Looking up at the tree, I realised the owls were sat near each other in the branches. Careful parking on the verge allowed me to get a shot of them together, albeit with one somewhat blurred in the background.
With nothing else to do, and it being so quiet I chose to stay and watch for a while. They occasionally moved when people wandered by, which was good, as they have a habit of sitting still for hours.
This allowed for some shots of them looking somewhat startled at the people, looking for safer places to perch and best of all, for a few seconds, both sat very close to each other on the same branch.
When they both flew away, one to a tree down the road and the other to an obscured branch, I thought I ought to head back.
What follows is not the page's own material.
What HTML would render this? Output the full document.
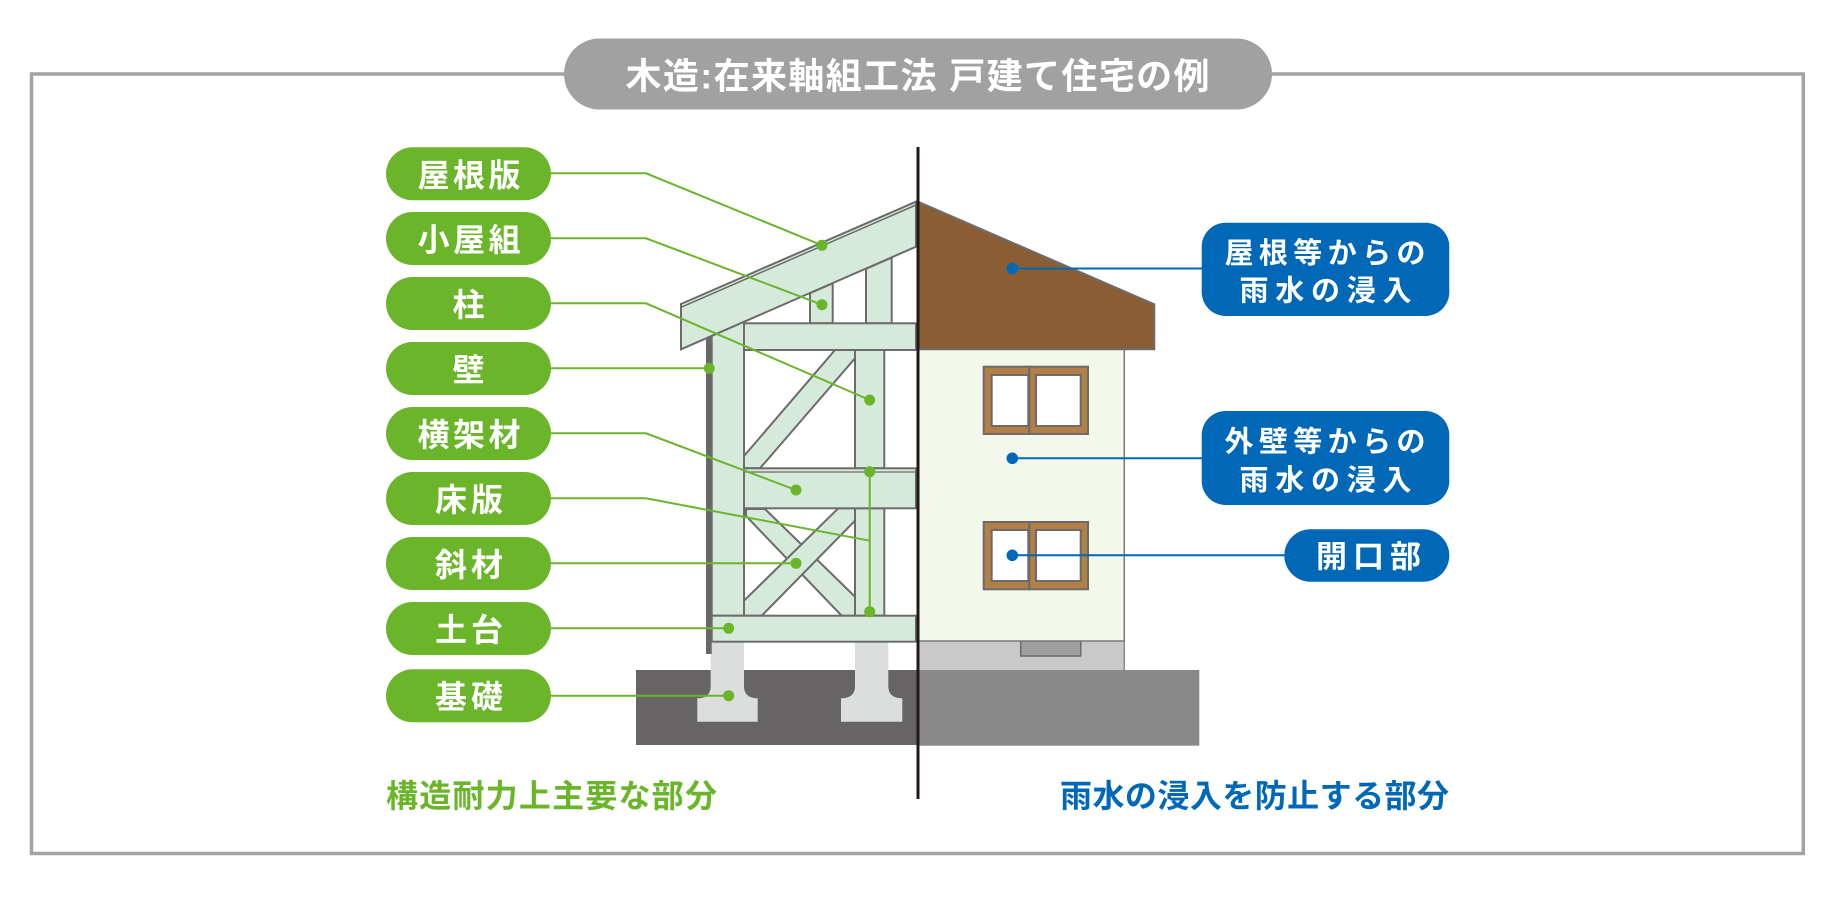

But I had time on my side. No need to move was there?
Well, one incident with a pair of lads in a new Mini, when their car lost traction and for a good 5 seconds looked to be on a collision course with my car, only to grip at the very last second and miss by less than an inch, made me reconsider, and I chose to head home!
The sun popped its head out for a short while, so I set up in the garden. I was very pleased to see a redpoll on the nyger seed feeder, though it disappeared when I went outside. However, the local pair of goldcrests were busy mooching through the branches of the pine tree, and kindly paused for a moment to allow for an easier shot or two.
Then I had one of those magic moments - I had been inside the conservatory for a telephone call, and just got back outside to my camera when I looked up, and at the end of the garden, looking directly at me from behind an apple tree was a fox. Looked in good nick too.
Neither of us moved for a second, until the voice in my head shouted "Get a photo you moron!" and the movement of my arm and head towards the camera made the fox vanish into the shadows behind. No picture, but a moment to treasure. Perhaps I should spend more time in the garden - I wonder what I'm missing!